В том же 1975 году герой нашего рассказа выпустил еще один спектакль – «Нина» по пьесе ленинградского драматурга Андрея Кутерницкого. Это была история девушки, молоденькой мечтательницы, которая грезит об алых парусах и своем капитане Грее. Капитан в итоге появился, но совсем не из сказки. Это была пьеса о той среде, где властвует быт, а не душа, где деньги являются мерилом счастья, но и в таких домах вырастают бунтари и романтики вроде Нины. Но эта в общем просоветская пьеса не стала событием в МХАТе, и о ней почти ничего не говорила критика, поскольку в ней был романтизм, вера в некое светлое будущее.
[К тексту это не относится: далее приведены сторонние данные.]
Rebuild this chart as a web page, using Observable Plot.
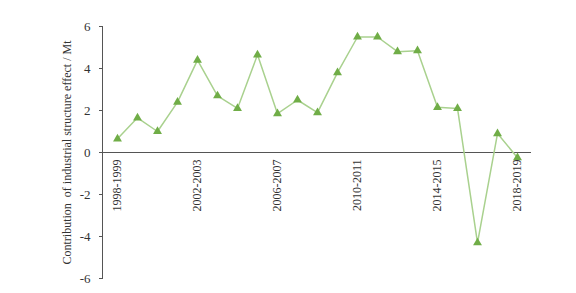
<!DOCTYPE html>
<html>
<head>
<meta charset="utf-8">
<script src="https://cdn.jsdelivr.net/npm/d3@7"></script>
<script src="https://cdn.jsdelivr.net/npm/@observablehq/plot@0.6"></script>
<style>
  body { margin: 0; background: #fff; }
  #chart svg, #chart svg text { font-family: "Liberation Serif", "Times New Roman", serif !important; }
</style>
</head>
<body>
<div id="chart"></div>
<script>
const periods = ["1998-1999","1999-2000","2000-2001","2001-2002","2002-2003","2003-2004","2004-2005","2005-2006","2006-2007","2007-2008","2008-2009","2009-2010","2010-2011","2011-2012","2012-2013","2013-2014","2014-2015","2015-2016","2016-2017","2017-2018","2018-2019"];
const values = [0.65, 1.65, 1.0, 2.4, 4.4, 2.7, 2.1, 4.65, 1.85, 2.5, 1.9, 3.8, 5.5, 5.5, 4.8, 4.85, 2.15, 2.1, -4.3, 0.9, -0.25];
const tickLabels = ["1998-1999","2002-2003","2006-2007","2010-2011","2014-2015","2018-2019"];
const yTicks = [-6, -4, -2, 0, 2, 4, 6];
const yTitle = "Contribution  of industrial structure effect / Mt";

const data = periods.map((p, i) => ({period: p, value: values[i]}));
const serif = "Liberation Serif, Times New Roman, serif";

const chart = Plot.plot({
  width: 576,
  height: 293,
  marginLeft: 102,
  marginRight: 45,
  marginTop: 26,
  marginBottom: 15,
  style: {fontFamily: serif, fontSize: "12px", color: "#333"},
  x: {type: "point", domain: periods, padding: 0.5, axis: null},
  y: {domain: [-6, 6], axis: null},
  marks: [
    Plot.frame({anchor: "left", stroke: "#555"}),
    Plot.axisY({ticks: yTicks, tickSize: 3, tickPadding: 9, tickFormat: d => String(d), label: null, stroke: "#555", fill: "#333", fontSize: 13, fontFamily: serif}),
    Plot.ruleY([0], {stroke: "#555", strokeWidth: 1}),
    Plot.text([yTitle], {frameAnchor: "left", dx: -35, rotate: -90, textAnchor: "middle", fontSize: 12, fill: "#333", fontFamily: serif}),
    Plot.line(data, {x: "period", y: "value", stroke: "#a9d18e", strokeWidth: 1.5}),
    Plot.dot(data, {x: "period", y: "value", symbol: "triangle", r: 3.3, fill: "#70ad47", stroke: "none"}),
    Plot.text(tickLabels, {x: d => d, y: 0, dy: 7, rotate: -90, textAnchor: "end", fontSize: 12, fill: "#333", fontFamily: serif})
  ]
});
document.getElementById("chart").appendChild(chart);
</script>
</body>
</html>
Совсем иначе было с другим спектаклем Ефремова – «Иванов» по А. Чехову с Иннокентием Смоктуновским в главной роли. Пропустить эту постановку, идея которой была опрокинута в современность, либеральная критика никак не могла. Судить об этом можно хотя бы по словам А. Смелянского:
«Как страшна была жизнь превращаемых, жизнь тех <…> у кого перемещалась кровь!» – в конце 20-х эту тему открыл у нас Юрий Тынянов в романе о Грибоедове. В сущности, он открыл одну из главных тем советского искусства. Ефремов подступал к ней не раз и с разных концов. Впервые этот важнейший мотив прозвучал в чеховском «Иванове», который возник на мхатовской сцене на седьмом году ефремовского руководства этим театром. Ранняя пьеса Чехова оказалась в масть времени. Ситуация общественной апатии, цинизма, болезнь совести пополам с безверием – все эти давние русские интеллигентские проблемы дали новую вспышку. Тоска безверия, отсутствие идеалов, болезнь души, в которой «шаром покати», болезнь, которую сам Чехов однажды назвал «хуже сифилиса и полового истощения», – вот что звучало в спектакле Ефремова острее всего…
Смоктуновский играл человека незаурядного, действительно крупного, но пораженного общей болезнью времени. Давид Боровский предложил актерам пространство необычное для Чехова: пустую сцену, с трех сторон охваченную фасадом барского дома с колоннами. Сквозь стены дома мрачной тенью, как метастазы, проросли ветки оголенного осеннего сада. Интерьер и экстерьер причудливо перемешались, Иванов действовал в опустошенном, будто ограбленном пространстве, маялся, не находя себе места. Поначалу Смоктуновский совершенно не принял этого решения, испугавшись, что в бытовой пьесе он останется без поддержки и прикрытия. Режиссер настоял, и в конечном счете именно пространственное решение передавало с наибольшей глубиной чеховское ощущение жизни, то самое, которое заставило его однажды написать, что в Европе люди гибнут от тесноты, а в России – от избыточности пространства. «Земля моя глядит на меня, как сирота», – грустно повторял чеховский человек, и эту тему духовного сиротства Смоктуновский передавал с необыкновенным внутренним драматизмом. Университетский однокашник Лебедев – Андрей Попов виновато заглядывал ему в глаза, пытался утешить и объяснить причину ивановской болезни, что-то мямлил про среду, которая «заела», сам смущался от этих старых и пошлых объяснений и запивал неловкость очередной рюмкой, которую слуга его выносил с безошибочным чувством момента.